EXERCISE → Copy out the data exactly, leaving the pictures behind.

DATA →
## BEGIN

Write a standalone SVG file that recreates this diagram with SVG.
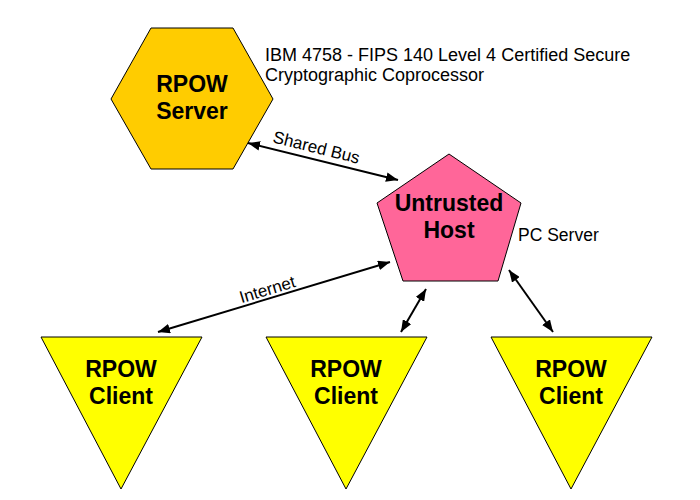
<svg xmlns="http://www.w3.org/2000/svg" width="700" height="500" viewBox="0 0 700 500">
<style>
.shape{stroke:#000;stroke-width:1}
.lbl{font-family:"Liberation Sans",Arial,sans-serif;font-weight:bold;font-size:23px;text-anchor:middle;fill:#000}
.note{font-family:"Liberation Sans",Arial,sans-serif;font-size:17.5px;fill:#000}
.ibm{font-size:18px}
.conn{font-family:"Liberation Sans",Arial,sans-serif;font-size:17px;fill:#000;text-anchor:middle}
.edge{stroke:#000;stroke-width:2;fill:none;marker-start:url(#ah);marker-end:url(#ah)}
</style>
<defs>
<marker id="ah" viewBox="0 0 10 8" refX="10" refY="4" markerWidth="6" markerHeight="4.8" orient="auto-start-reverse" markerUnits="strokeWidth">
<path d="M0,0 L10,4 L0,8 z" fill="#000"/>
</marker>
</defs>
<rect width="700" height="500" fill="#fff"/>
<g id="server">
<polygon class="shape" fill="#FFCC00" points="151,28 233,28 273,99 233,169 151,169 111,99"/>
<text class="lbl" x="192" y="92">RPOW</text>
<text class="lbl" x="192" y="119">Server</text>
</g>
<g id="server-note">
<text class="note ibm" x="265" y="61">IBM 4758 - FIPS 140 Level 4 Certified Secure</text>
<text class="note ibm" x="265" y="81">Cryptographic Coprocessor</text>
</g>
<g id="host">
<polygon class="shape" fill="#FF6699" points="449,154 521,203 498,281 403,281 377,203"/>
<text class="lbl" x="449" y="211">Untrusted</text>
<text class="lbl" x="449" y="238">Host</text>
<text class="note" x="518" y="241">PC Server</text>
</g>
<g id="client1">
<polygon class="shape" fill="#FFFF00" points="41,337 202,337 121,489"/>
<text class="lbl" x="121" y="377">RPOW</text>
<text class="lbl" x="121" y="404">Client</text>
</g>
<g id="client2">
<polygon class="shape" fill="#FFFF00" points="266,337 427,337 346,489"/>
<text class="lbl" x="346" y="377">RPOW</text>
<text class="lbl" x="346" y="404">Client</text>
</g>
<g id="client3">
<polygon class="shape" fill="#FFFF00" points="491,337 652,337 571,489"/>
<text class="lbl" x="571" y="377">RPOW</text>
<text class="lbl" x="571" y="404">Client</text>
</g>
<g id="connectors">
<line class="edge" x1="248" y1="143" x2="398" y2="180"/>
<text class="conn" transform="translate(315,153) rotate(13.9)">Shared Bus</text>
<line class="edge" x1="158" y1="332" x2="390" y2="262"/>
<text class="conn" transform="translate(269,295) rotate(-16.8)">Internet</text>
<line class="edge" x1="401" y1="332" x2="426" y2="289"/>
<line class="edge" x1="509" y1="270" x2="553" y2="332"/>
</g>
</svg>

## END

THE SOLUTION →
Write a standalone SVG file that recreates this diagram with SVG.
<svg xmlns="http://www.w3.org/2000/svg" width="700" height="500" viewBox="0 0 700 500">
<style>
.shape{stroke:#000;stroke-width:1}
.lbl{font-family:"Liberation Sans",Arial,sans-serif;font-weight:bold;font-size:23px;text-anchor:middle;fill:#000}
.note{font-family:"Liberation Sans",Arial,sans-serif;font-size:17.5px;fill:#000}
.ibm{font-size:18px}
.conn{font-family:"Liberation Sans",Arial,sans-serif;font-size:17px;fill:#000;text-anchor:middle}
.edge{stroke:#000;stroke-width:2;fill:none;marker-start:url(#ah);marker-end:url(#ah)}
</style>
<defs>
<marker id="ah" viewBox="0 0 10 8" refX="10" refY="4" markerWidth="6" markerHeight="4.8" orient="auto-start-reverse" markerUnits="strokeWidth">
<path d="M0,0 L10,4 L0,8 z" fill="#000"/>
</marker>
</defs>
<rect width="700" height="500" fill="#fff"/>
<g id="server">
<polygon class="shape" fill="#FFCC00" points="151,28 233,28 273,99 233,169 151,169 111,99"/>
<text class="lbl" x="192" y="92">RPOW</text>
<text class="lbl" x="192" y="119">Server</text>
</g>
<g id="server-note">
<text class="note ibm" x="265" y="61">IBM 4758 - FIPS 140 Level 4 Certified Secure</text>
<text class="note ibm" x="265" y="81">Cryptographic Coprocessor</text>
</g>
<g id="host">
<polygon class="shape" fill="#FF6699" points="449,154 521,203 498,281 403,281 377,203"/>
<text class="lbl" x="449" y="211">Untrusted</text>
<text class="lbl" x="449" y="238">Host</text>
<text class="note" x="518" y="241">PC Server</text>
</g>
<g id="client1">
<polygon class="shape" fill="#FFFF00" points="41,337 202,337 121,489"/>
<text class="lbl" x="121" y="377">RPOW</text>
<text class="lbl" x="121" y="404">Client</text>
</g>
<g id="client2">
<polygon class="shape" fill="#FFFF00" points="266,337 427,337 346,489"/>
<text class="lbl" x="346" y="377">RPOW</text>
<text class="lbl" x="346" y="404">Client</text>
</g>
<g id="client3">
<polygon class="shape" fill="#FFFF00" points="491,337 652,337 571,489"/>
<text class="lbl" x="571" y="377">RPOW</text>
<text class="lbl" x="571" y="404">Client</text>
</g>
<g id="connectors">
<line class="edge" x1="248" y1="143" x2="398" y2="180"/>
<text class="conn" transform="translate(315,153) rotate(13.9)">Shared Bus</text>
<line class="edge" x1="158" y1="332" x2="390" y2="262"/>
<text class="conn" transform="translate(269,295) rotate(-16.8)">Internet</text>
<line class="edge" x1="401" y1="332" x2="426" y2="289"/>
<line class="edge" x1="509" y1="270" x2="553" y2="332"/>
</g>
</svg>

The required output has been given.